Task description = Pictures in the data below are not part of the copy; transcribe everything else exactly.

Supplied material =
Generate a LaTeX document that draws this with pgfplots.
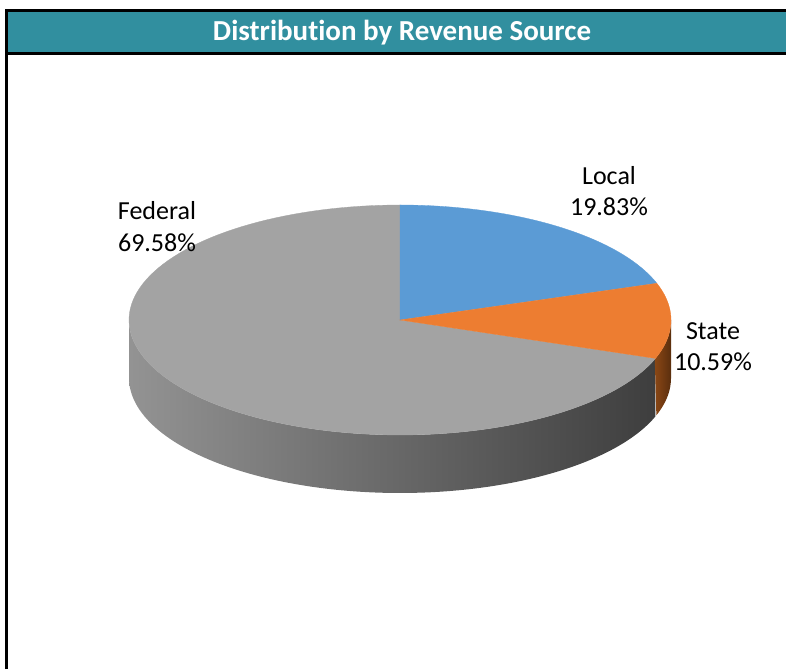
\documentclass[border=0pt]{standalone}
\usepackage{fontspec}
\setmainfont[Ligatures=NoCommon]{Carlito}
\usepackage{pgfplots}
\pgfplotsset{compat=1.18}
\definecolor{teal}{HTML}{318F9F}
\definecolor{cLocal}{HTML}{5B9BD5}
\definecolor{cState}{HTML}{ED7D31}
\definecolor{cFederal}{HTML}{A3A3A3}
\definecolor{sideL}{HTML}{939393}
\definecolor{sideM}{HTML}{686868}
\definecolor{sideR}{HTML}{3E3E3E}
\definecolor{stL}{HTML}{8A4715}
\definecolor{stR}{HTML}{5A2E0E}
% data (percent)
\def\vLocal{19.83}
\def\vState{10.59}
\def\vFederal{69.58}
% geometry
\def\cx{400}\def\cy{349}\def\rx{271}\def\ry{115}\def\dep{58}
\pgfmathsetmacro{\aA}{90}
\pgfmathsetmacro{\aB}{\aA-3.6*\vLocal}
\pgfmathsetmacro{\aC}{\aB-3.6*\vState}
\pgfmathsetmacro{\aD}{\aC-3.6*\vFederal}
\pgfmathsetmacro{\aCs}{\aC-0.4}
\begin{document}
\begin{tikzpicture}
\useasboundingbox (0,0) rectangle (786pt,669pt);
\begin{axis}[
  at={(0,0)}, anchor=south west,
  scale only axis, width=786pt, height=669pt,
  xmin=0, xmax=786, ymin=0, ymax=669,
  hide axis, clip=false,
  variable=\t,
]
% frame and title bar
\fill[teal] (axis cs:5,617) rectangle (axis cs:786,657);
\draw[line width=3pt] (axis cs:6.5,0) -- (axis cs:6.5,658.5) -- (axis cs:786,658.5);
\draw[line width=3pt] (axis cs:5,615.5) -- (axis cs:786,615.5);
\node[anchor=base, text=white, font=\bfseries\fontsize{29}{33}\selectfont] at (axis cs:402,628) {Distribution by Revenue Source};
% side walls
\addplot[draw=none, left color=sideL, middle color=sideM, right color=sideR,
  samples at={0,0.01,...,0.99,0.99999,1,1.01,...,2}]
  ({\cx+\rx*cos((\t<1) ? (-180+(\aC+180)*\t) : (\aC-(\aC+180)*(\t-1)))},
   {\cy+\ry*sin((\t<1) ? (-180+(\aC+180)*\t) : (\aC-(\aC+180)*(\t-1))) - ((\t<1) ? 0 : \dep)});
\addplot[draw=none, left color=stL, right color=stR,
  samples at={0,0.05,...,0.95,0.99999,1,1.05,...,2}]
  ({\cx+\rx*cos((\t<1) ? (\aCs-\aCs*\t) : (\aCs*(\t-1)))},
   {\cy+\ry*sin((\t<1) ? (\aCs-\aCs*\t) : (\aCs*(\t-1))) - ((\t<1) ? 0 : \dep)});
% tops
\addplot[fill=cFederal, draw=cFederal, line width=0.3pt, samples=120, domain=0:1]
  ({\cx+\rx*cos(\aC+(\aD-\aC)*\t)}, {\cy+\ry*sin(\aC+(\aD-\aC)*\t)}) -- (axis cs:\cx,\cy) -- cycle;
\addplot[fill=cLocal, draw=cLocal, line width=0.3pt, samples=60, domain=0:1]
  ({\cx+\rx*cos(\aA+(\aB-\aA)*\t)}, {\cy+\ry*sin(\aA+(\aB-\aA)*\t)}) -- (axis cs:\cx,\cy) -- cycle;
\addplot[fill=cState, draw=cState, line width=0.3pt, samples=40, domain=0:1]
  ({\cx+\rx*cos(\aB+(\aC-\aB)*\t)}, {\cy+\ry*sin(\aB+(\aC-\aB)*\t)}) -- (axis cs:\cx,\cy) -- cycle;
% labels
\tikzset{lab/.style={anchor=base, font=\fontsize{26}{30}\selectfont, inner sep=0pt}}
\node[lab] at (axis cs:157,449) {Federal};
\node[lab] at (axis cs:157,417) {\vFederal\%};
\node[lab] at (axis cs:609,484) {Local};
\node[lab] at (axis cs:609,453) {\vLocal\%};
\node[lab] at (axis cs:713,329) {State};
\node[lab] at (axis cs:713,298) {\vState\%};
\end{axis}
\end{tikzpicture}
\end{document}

Full answer =
Generate a LaTeX document that draws this with pgfplots.
\documentclass[border=0pt]{standalone}
\usepackage{fontspec}
\setmainfont[Ligatures=NoCommon]{Carlito}
\usepackage{pgfplots}
\pgfplotsset{compat=1.18}
\definecolor{teal}{HTML}{318F9F}
\definecolor{cLocal}{HTML}{5B9BD5}
\definecolor{cState}{HTML}{ED7D31}
\definecolor{cFederal}{HTML}{A3A3A3}
\definecolor{sideL}{HTML}{939393}
\definecolor{sideM}{HTML}{686868}
\definecolor{sideR}{HTML}{3E3E3E}
\definecolor{stL}{HTML}{8A4715}
\definecolor{stR}{HTML}{5A2E0E}
% data (percent)
\def\vLocal{19.83}
\def\vState{10.59}
\def\vFederal{69.58}
% geometry
\def\cx{400}\def\cy{349}\def\rx{271}\def\ry{115}\def\dep{58}
\pgfmathsetmacro{\aA}{90}
\pgfmathsetmacro{\aB}{\aA-3.6*\vLocal}
\pgfmathsetmacro{\aC}{\aB-3.6*\vState}
\pgfmathsetmacro{\aD}{\aC-3.6*\vFederal}
\pgfmathsetmacro{\aCs}{\aC-0.4}
\begin{document}
\begin{tikzpicture}
\useasboundingbox (0,0) rectangle (786pt,669pt);
\begin{axis}[
  at={(0,0)}, anchor=south west,
  scale only axis, width=786pt, height=669pt,
  xmin=0, xmax=786, ymin=0, ymax=669,
  hide axis, clip=false,
  variable=\t,
]
% frame and title bar
\fill[teal] (axis cs:5,617) rectangle (axis cs:786,657);
\draw[line width=3pt] (axis cs:6.5,0) -- (axis cs:6.5,658.5) -- (axis cs:786,658.5);
\draw[line width=3pt] (axis cs:5,615.5) -- (axis cs:786,615.5);
\node[anchor=base, text=white, font=\bfseries\fontsize{29}{33}\selectfont] at (axis cs:402,628) {Distribution by Revenue Source};
% side walls
\addplot[draw=none, left color=sideL, middle color=sideM, right color=sideR,
  samples at={0,0.01,...,0.99,0.99999,1,1.01,...,2}]
  ({\cx+\rx*cos((\t<1) ? (-180+(\aC+180)*\t) : (\aC-(\aC+180)*(\t-1)))},
   {\cy+\ry*sin((\t<1) ? (-180+(\aC+180)*\t) : (\aC-(\aC+180)*(\t-1))) - ((\t<1) ? 0 : \dep)});
\addplot[draw=none, left color=stL, right color=stR,
  samples at={0,0.05,...,0.95,0.99999,1,1.05,...,2}]
  ({\cx+\rx*cos((\t<1) ? (\aCs-\aCs*\t) : (\aCs*(\t-1)))},
   {\cy+\ry*sin((\t<1) ? (\aCs-\aCs*\t) : (\aCs*(\t-1))) - ((\t<1) ? 0 : \dep)});
% tops
\addplot[fill=cFederal, draw=cFederal, line width=0.3pt, samples=120, domain=0:1]
  ({\cx+\rx*cos(\aC+(\aD-\aC)*\t)}, {\cy+\ry*sin(\aC+(\aD-\aC)*\t)}) -- (axis cs:\cx,\cy) -- cycle;
\addplot[fill=cLocal, draw=cLocal, line width=0.3pt, samples=60, domain=0:1]
  ({\cx+\rx*cos(\aA+(\aB-\aA)*\t)}, {\cy+\ry*sin(\aA+(\aB-\aA)*\t)}) -- (axis cs:\cx,\cy) -- cycle;
\addplot[fill=cState, draw=cState, line width=0.3pt, samples=40, domain=0:1]
  ({\cx+\rx*cos(\aB+(\aC-\aB)*\t)}, {\cy+\ry*sin(\aB+(\aC-\aB)*\t)}) -- (axis cs:\cx,\cy) -- cycle;
% labels
\tikzset{lab/.style={anchor=base, font=\fontsize{26}{30}\selectfont, inner sep=0pt}}
\node[lab] at (axis cs:157,449) {Federal};
\node[lab] at (axis cs:157,417) {\vFederal\%};
\node[lab] at (axis cs:609,484) {Local};
\node[lab] at (axis cs:609,453) {\vLocal\%};
\node[lab] at (axis cs:713,329) {State};
\node[lab] at (axis cs:713,298) {\vState\%};
\end{axis}
\end{tikzpicture}
\end{document}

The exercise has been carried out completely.